I suppose that should have curbed my enthusiasm. But to see a man in motion without the use of feet was simply magical. I saw him as a future superhero for my son, who is missing part of his right forearm and hand. Completely inspired, I felt as though I had witnessed the Messiah. I was so captivated that I started posting his likeness all over my Facebook page.
In short, I was caught up in "Oscar-mania." Even my church pastor had preached about Pistorius. The "Blade Runner," he said, represented Christian values. He embodied things that I wish for my son's life. Seeing Pistorius at the Olympic and Paralympic Games was amazing and did something very special to raise awareness of athletes with physical differences.
However, in the hysteria, I lost sight of one simple thing that my son had been able to see: Pistorius is just a man. He has the ability to make the mistakes of mortals. He is not a god; he is a person, and I got caught up in the passion.
We don't know what really happened.
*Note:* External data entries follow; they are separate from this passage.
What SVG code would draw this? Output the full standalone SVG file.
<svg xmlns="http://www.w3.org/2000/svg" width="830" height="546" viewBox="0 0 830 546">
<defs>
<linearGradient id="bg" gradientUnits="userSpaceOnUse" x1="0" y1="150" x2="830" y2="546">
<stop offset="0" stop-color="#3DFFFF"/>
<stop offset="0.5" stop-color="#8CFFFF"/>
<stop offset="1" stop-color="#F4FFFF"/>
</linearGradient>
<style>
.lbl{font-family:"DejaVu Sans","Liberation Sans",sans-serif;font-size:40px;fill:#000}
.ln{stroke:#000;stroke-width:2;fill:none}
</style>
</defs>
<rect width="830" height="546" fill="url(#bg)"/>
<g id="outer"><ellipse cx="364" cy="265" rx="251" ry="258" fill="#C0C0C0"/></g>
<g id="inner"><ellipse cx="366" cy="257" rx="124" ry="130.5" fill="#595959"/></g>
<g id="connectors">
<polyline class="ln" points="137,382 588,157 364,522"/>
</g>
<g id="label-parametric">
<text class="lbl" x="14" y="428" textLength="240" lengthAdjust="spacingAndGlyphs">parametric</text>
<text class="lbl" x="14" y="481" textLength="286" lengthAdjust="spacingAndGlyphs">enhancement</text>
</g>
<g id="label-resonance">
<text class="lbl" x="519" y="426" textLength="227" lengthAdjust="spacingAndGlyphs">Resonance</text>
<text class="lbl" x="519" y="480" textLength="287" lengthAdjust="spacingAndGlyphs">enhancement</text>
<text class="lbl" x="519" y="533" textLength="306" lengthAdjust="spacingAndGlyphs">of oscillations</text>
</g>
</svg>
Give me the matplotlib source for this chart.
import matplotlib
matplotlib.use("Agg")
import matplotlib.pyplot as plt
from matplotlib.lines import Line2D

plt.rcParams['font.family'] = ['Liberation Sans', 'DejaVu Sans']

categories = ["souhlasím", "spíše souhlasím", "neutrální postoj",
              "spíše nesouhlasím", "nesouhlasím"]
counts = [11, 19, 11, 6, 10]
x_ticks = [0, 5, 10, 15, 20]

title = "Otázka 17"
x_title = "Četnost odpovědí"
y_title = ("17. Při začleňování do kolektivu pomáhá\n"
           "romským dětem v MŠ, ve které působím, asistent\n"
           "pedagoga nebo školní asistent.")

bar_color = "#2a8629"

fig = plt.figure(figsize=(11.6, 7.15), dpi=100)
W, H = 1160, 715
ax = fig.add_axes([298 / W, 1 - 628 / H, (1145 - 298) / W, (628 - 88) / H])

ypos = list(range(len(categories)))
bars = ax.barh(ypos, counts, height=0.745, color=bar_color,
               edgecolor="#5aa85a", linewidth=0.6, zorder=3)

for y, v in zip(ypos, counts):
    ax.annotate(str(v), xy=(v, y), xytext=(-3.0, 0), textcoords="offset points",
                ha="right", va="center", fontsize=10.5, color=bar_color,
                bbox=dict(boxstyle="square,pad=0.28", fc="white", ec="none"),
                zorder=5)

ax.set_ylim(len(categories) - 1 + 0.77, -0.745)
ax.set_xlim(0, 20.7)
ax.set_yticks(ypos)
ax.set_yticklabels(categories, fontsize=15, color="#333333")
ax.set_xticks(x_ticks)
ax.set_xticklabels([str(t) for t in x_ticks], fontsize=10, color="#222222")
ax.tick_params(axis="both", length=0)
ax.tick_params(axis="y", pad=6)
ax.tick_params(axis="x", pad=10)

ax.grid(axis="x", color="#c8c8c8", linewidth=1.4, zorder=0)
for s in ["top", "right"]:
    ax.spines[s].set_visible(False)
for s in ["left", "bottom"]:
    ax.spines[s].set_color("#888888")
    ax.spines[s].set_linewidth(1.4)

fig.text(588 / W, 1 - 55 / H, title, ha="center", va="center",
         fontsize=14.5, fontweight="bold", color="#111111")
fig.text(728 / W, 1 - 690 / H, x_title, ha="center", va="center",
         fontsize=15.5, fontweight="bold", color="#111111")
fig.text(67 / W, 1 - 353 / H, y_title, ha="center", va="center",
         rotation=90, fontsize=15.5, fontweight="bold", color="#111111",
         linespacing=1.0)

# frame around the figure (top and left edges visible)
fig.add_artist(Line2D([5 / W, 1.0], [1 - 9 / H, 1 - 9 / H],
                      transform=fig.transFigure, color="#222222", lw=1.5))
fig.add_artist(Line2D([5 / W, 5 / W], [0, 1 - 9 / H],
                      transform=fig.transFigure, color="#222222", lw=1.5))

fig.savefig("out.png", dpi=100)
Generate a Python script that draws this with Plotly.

I would like to believe that Reeva Steenkamp's death
was a horrible accident. Oscar Pistorius may or may not be guilty.
But, whatever happened, there is a lesson: Too often in life, we put people on pedestals. We set them up to fail. The reality is that, despite their seemingly superhuman performances, they are just people with their own sets of challenges.
The truth is, I wanted my son to have a role model. The first part of his life was filled with questions for me. I wanted someone to tell me that he would be OK. After he was born, the first couple of times that I saw someone with a limb difference, I would race up to them and start a conversation. In the beginning, this approach brought me comfort.
One morning at the gym, I spotted a man with a limb difference like my son's. At the time, my baby was only 6 months old. I ran up to him and said hello. The guy turned and looked at me.
In a thick French-Canadian accent, he responded, "Hello, my dear!" Completely embarrassed, I thrust my baby into his range of vision and stumbled to say, "He, he, he is like you!" Suddenly, his seductive voice changed to a matter-of-fact tone. In an instant, he said the words I have never forgotten: "This is your issue. Your son will never really see himself as different unless you let him." He continued, "He is young and you control how he perceives himself. So just relax and enjoy him."
I was mortified and completely perplexed. But on another level, I was grateful for his words.
All of this made my husband laugh. As a man who lacks hair, he remarked, "Honey, I don't run up to every bald guy! You should not expect to have a connection with every person whose limb difference is like our son's. After all, they are just people."
So there, again, was my life lesson.
We want to be reminded that ordinary people are capable of extraordinary things. But, despite whatever heroic and inspiring feats we accomplish, we are all potentially capable of doing great harm.
I am grateful for Pistorius' flash of greatness, and I am sad if he has fallen from it.